Orban's government, infamous for erecting barbed-wire fences to keep people out, has now announced that it will, by the end of the month, be pushing migrants and asylum-seekers in any stage of their processing into camps consisting of plastic containers for housing. They will be barred from moving further into Hungarian territory, the route to other EU countries, until a status decision is received, a process than can take years.
Amnesty International is demanding Hungary walk back these measures, calling them violations of Hungarian, EU and international law.
Amnesty Balkan researcher Todor Gardos told DW his organization is hoping the Hungarian president will exercise his right to reject the proposed law because the country's constitution forbids discrimination based race and nationality. Gardos says Hungarian law also protects asylum-seeking children, who would also be locked up in the new container camps under the plan. Gardos is not particularly optimistic, but is undeterred. "I don't think things are going in the right direction, but that doesn't mean it's a lost cause," he said. "So we keep on asking the MS and the central EU bodies to wake up and start to welcome refugees on the one hand but also to hold member states to account for violations."
That is where Hungary may start to feel a pinch. The Central European nation is among the countries that is refusing to go along with a bitterly fought agreement that each EU country would allow the relocation of various numbers of pre-screened asylum-seekers into its territory. Hungary and other countries were forced to accept the deal and have been fighting it ever since, possibly wishing to opt out of accepting the people in favor of paying a per-person fee for rejecting them.
Now an idea bandied about in the past has been resurrected to punish those non-participants. The eastern countries most resistant to the relocation scheme also happen to be some of the recipients of the largest "solidarity" payments from the EU common budget. Commission statistics released last week show that only two countries, Malta and Finland, are fulfilling their obligations on track, while Hungary, Austria and Poland "are still refusing to participate in the scheme at all" and Bulgaria, Croatia, the Czech Republic and Slovakia are doing so in a very limited way.
No migrants, no money
Now, perhaps foreshadowing his own willingness to do his share, Austrian Chancellor Christian Kern says he wants to keep back the billions from those governments that don't help resolve the migration issue.
The concept is already getting traction in the European Parliament. Cecilia Wikstrom, reporting on the EU asylum system for the European Parliament's civil liberties committee, agrees with the creation of a penalty system rather than any potential opt-outs for cash.
On the Foreign Affairs committee, Austrian lawmaker Eugen Freund tells DW he agrees with Kern. "There should be an end to cherry-picking," Freund said. "Particularly eastern European countries have profited tremendously from EU membership, and it's time for them to share some of the burden."
He also wants those governments who won't allow refugees in to pay into refugee camps where they are being housed, in Turkey, Lebanon or Jordan, for example, to alleviate the hardships suffered there.
The NGO signatories aren't completely on board with that.
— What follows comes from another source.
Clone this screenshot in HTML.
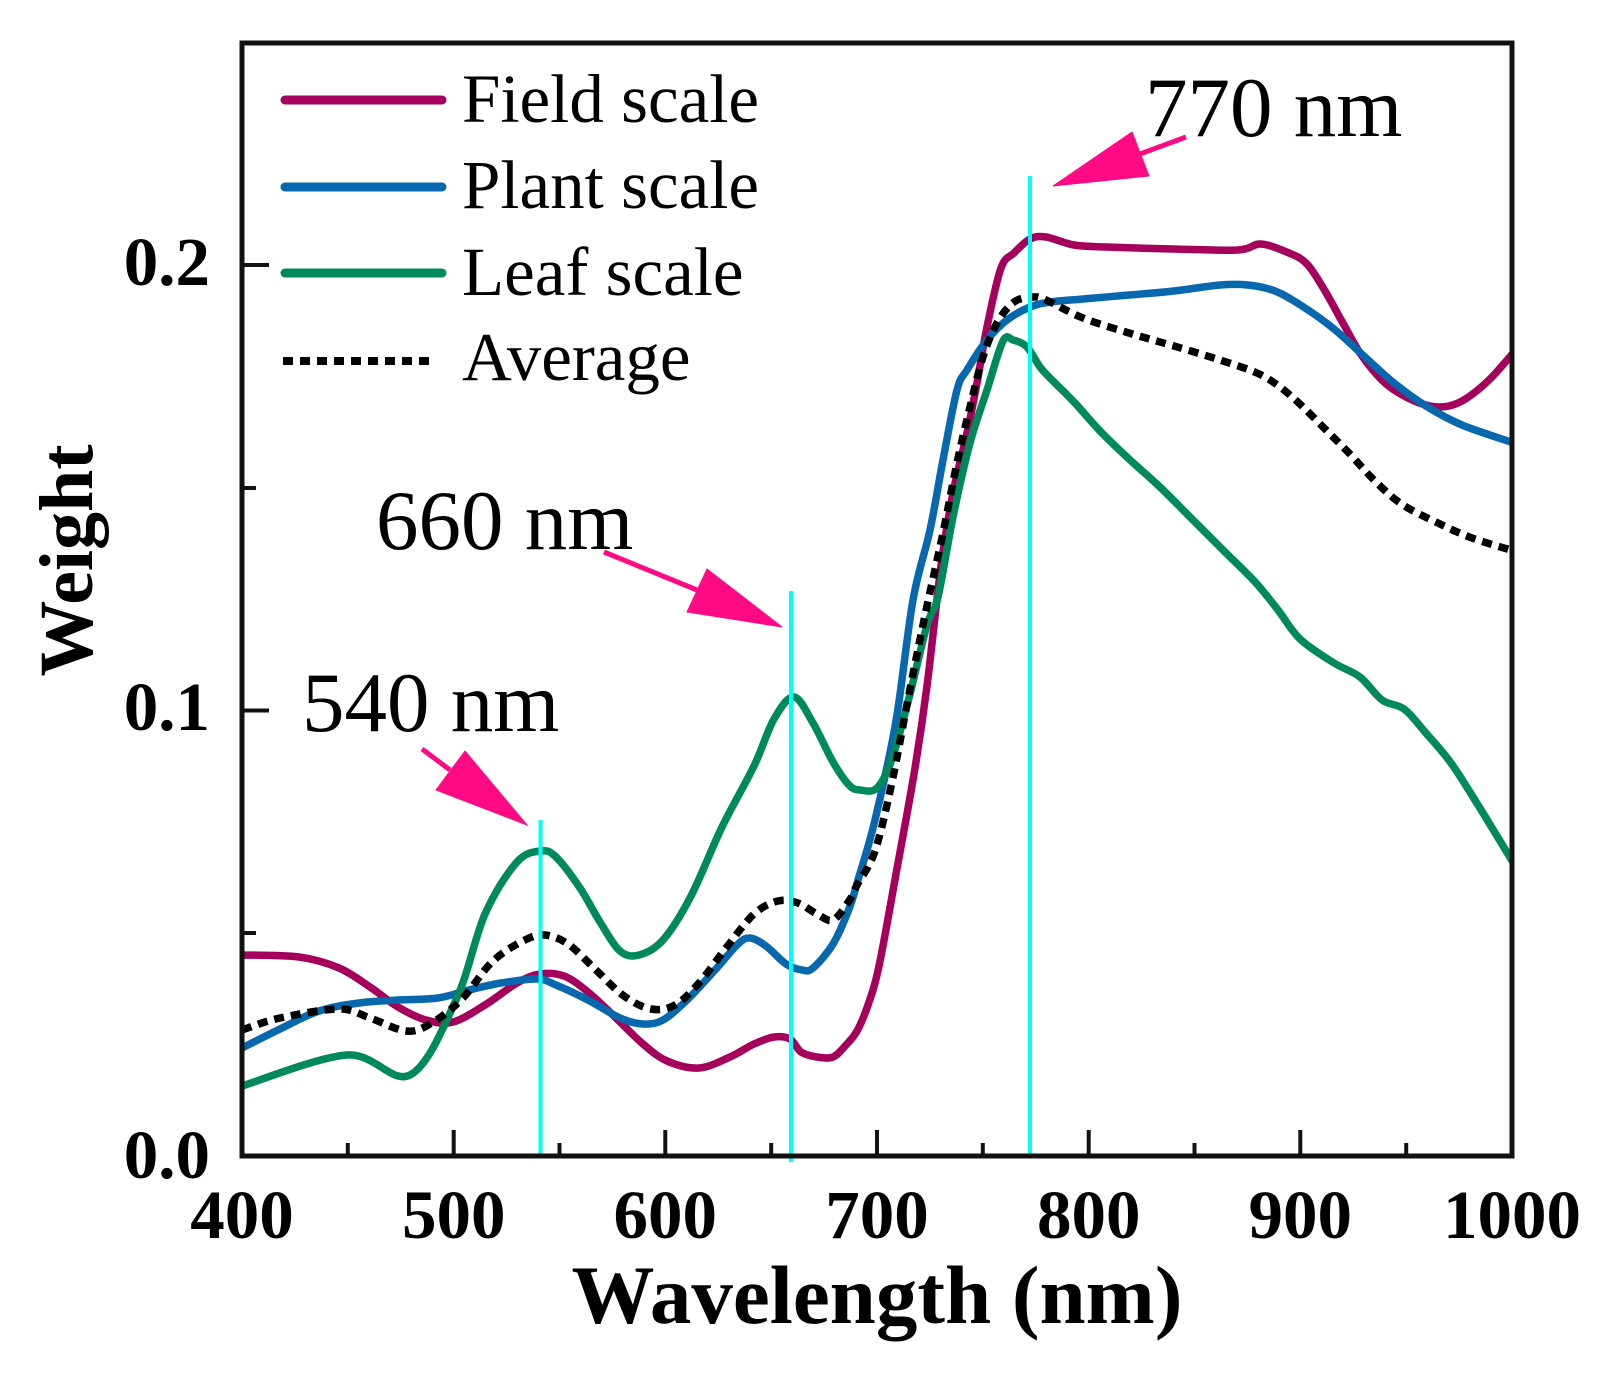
<!DOCTYPE html>
<html><head><meta charset="utf-8"><style>
html,body{margin:0;padding:0;background:#fff;}
svg{display:block;}
text{font-family:"Liberation Serif","Times New Roman",serif;fill:#000;}
</style></head><body>
<svg id="chart" width="1617" height="1384" viewBox="0 0 1617 1384" xmlns="http://www.w3.org/2000/svg">
<rect width="1617" height="1384" fill="#fff"/>
<defs><clipPath id="pc"><rect x="242" y="43" width="1270" height="1113"/></clipPath></defs>

<g clip-path="url(#pc)" fill="none" stroke-width="7.5" stroke-linejoin="round" stroke-linecap="round">
<!-- Field scale -->
<polyline class="sm" stroke="#a4005c" points="242,955 299,957 339,968 370,987 398,1007 426,1020 453,1022 485,1005 517,983 540,974 564,976 588,992 616,1018 643,1044 667,1061 699,1068 730,1057 754,1044 774,1037 790,1039 801,1052 817,1057 833,1057 846,1045 857,1031 868,1005 879,966 896,874 914,774 927,686 941,566 953,493 967,433 977,383 987,327 1001,268 1014,253 1030,239 1046,237 1074,245 1106,247 1174,249 1238,250 1261,244 1289,253 1307,264 1325,291 1344,325 1362,356 1385,383 1408,398 1430,406 1449,406 1467,398 1490,379 1514,352"/>
<!-- Plant scale -->
<polyline class="sm" stroke="#0768ae" points="242,1048 280,1029 319,1011 359,1003 398,1000 438,998 469,990 501,983 537,979 556,985 588,1000 620,1018 643,1024 663,1020 687,1000 715,970 738,944 750,938 766,946 786,964 802,970 813,968 833,944 849,909 858,880 875,820 896,721 913,600 930,530 943,460 957,390 967,370 987,340 1007,320 1030,307 1051,302 1083,299 1129,295 1174,291 1220,285 1248,285 1275,291 1302,306 1334,329 1366,358 1394,383 1426,406 1462,425 1514,443"/>
<!-- Leaf scale -->
<polyline class="sm" stroke="#008a5c" points="242,1086 347,1055 410,1075 456,1000 485,914 517,862 541,851 556,857 580,888 600,922 620,951 639,955 663,940 691,896 722,827 754,766 774,719 794,697 813,723 833,762 849,785 860,790 877,788 892,759 909,698 927,625 938,597 953,517 970,443 987,390 1003,341 1013,340 1027,347 1040,367 1051,379 1074,402 1101,432 1129,459 1161,488 1193,520 1225,552 1256,583 1278,610 1300,639 1334,663 1360,677 1382,700 1404,709 1425,732 1451,763 1478,805 1514,864"/>
<!-- Average -->
<polyline class="sm" stroke="#000" stroke-dasharray="10 7" stroke-linecap="butt" points="242,1030 280,1018 339,1009 370,1018 406,1031 430,1024 461,1000 493,961 525,940 545,935 568,944 596,970 624,996 651,1009 675,1005 699,983 726,948 754,914 778,901 798,903 817,914 833,920 849,901 857,885 875,851 892,782 909,694 927,606 943,533 957,463 970,407 983,357 997,323 1014,302 1033,297 1046,300 1083,318 1129,333 1174,346 1220,360 1257,373 1280,387 1302,406 1325,429 1348,452 1376,482 1403,505 1440,524 1472,538 1514,551"/>
</g>

<!-- cyan markers -->
<g stroke="#00ffff" stroke-width="4">
<line x1="540.5" y1="820" x2="540.5" y2="1156"/>
<line x1="791" y1="591" x2="791" y2="1162"/>
<line x1="1030" y1="176" x2="1030" y2="1156"/>
</g>

<!-- arrows -->
<g fill="#ff0a85" stroke="#ff0a85">
<line x1="1186" y1="137" x2="1140" y2="154" stroke-width="5"/>
<polygon points="1053,186 1132,132 1149,176" stroke-width="1"/>
<line x1="604" y1="552" x2="697" y2="590" stroke-width="5"/>
<polygon points="782,627 707,569 687,612" stroke-width="1"/>
<line x1="422" y1="749" x2="450" y2="770" stroke-width="5"/>
<polygon points="527,825 465,751 436,790" stroke-width="1"/>
</g>

<!-- annotations -->
<text x="1145" y="136" font-size="85">770 nm</text>
<text x="376" y="549" font-size="85">660 nm</text>
<text x="302" y="731" font-size="85">540 nm</text>

<!-- legend -->
<g stroke-width="9" stroke-linecap="round">
<line x1="285" y1="100" x2="442" y2="100" stroke="#a4005c"/>
<line x1="285" y1="187" x2="442" y2="187" stroke="#0768ae"/>
<line x1="285" y1="273" x2="442" y2="273" stroke="#008a5c"/>
</g>
<line x1="283" y1="361" x2="434" y2="361" stroke="#000" stroke-width="8" stroke-dasharray="10 7"/>
<g font-size="69">
<text x="462" y="122">Field scale</text>
<text x="462" y="208">Plant scale</text>
<text x="462" y="295">Leaf scale</text>
<text x="462" y="380">Average</text>
</g>

<!-- ticks -->
<g stroke="#111" stroke-width="4">
<line x1="453.7" y1="1156" x2="453.7" y2="1130"/>
<line x1="665.3" y1="1156" x2="665.3" y2="1130"/>
<line x1="877" y1="1156" x2="877" y2="1130"/>
<line x1="1088.7" y1="1156" x2="1088.7" y2="1130"/>
<line x1="1300.3" y1="1156" x2="1300.3" y2="1130"/>
<line x1="347.8" y1="1156" x2="347.8" y2="1143"/>
<line x1="559.5" y1="1156" x2="559.5" y2="1143"/>
<line x1="771.2" y1="1156" x2="771.2" y2="1143"/>
<line x1="982.8" y1="1156" x2="982.8" y2="1143"/>
<line x1="1194.5" y1="1156" x2="1194.5" y2="1143"/>
<line x1="1406.2" y1="1156" x2="1406.2" y2="1143"/>
<line x1="242" y1="710.5" x2="269" y2="710.5"/>
<line x1="242" y1="265" x2="269" y2="265"/>
<line x1="242" y1="933" x2="256" y2="933"/>
<line x1="242" y1="488" x2="256" y2="488"/>
</g>

<!-- axes frame -->
<rect x="242" y="43" width="1270" height="1113" fill="none" stroke="#111" stroke-width="5"/>

<!-- tick labels -->
<g font-size="69" font-weight="bold" text-anchor="middle">
<text x="242" y="1238">400</text>
<text x="453.7" y="1238">500</text>
<text x="665.3" y="1238">600</text>
<text x="877" y="1238">700</text>
<text x="1088.7" y="1238">800</text>
<text x="1300.3" y="1238">900</text>
<text x="1512" y="1238">1000</text>
</g>
<g font-size="69" font-weight="bold" text-anchor="end">
<text x="210" y="1178">0.0</text>
<text x="210" y="730">0.1</text>
<text x="210" y="285">0.2</text>
</g>

<!-- axis titles -->
<text x="877" y="1323" font-size="83" font-weight="bold" text-anchor="middle">Wavelength (nm)</text>
<text transform="translate(92,560.5) rotate(-90)" font-size="76" font-weight="bold" text-anchor="middle">Weight</text>
</svg>
<script>
(function(){
  var NS="http://www.w3.org/2000/svg";
  var pls=document.querySelectorAll("polyline.sm");
  for(var k=0;k<pls.length;k++){
    var pl=pls[k];
    var raw=pl.getAttribute("points").trim().split(/\s+/);
    var p=[];
    for(var i=0;i<raw.length;i++){var c=raw[i].split(",");p.push([+c[0],+c[1]]);}
    var d="M"+p[0][0]+","+p[0][1];
    var t=0.5;
    for(var i=0;i<p.length-1;i++){
      var p0=p[i>0?i-1:i],p1=p[i],p2=p[i+1],p3=p[i+2<p.length?i+2:i+1];
      var c1x=p1[0]+(p2[0]-p0[0])/6*t*2,c1y=p1[1]+(p2[1]-p0[1])/6*t*2;
      var c2x=p2[0]-(p3[0]-p1[0])/6*t*2,c2y=p2[1]-(p3[1]-p1[1])/6*t*2;
      d+=" C"+c1x.toFixed(1)+","+c1y.toFixed(1)+" "+c2x.toFixed(1)+","+c2y.toFixed(1)+" "+p2[0]+","+p2[1];
    }
    var path=document.createElementNS(NS,"path");
    for(var a=0;a<pl.attributes.length;a++){
      var at=pl.attributes[a];
      if(at.name!=="points"&&at.name!=="class")path.setAttribute(at.name,at.value);
    }
    path.setAttribute("d",d);
    pl.parentNode.replaceChild(path,pl);
  }
})();
</script>
</body></html>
Their appeal to leaders asks them specifically not to "expect countries like Turkey, Jordan and Lebanon to host millions of refugees, while simultaneously pushing migrants and refugees back at EU borders, stranding thousands in inhumane living conditions on the Greek islands, or pushing them back into an uncontrolled conflict zone like Libya."
These groups want more legal pathways to Europe, and they say that's what European citizens want too, despite plenty of evidence to the contrary. They ask the EU not to lower its standards so that other countries can't do the same. "Your decisions have life and death consequences," their letter said.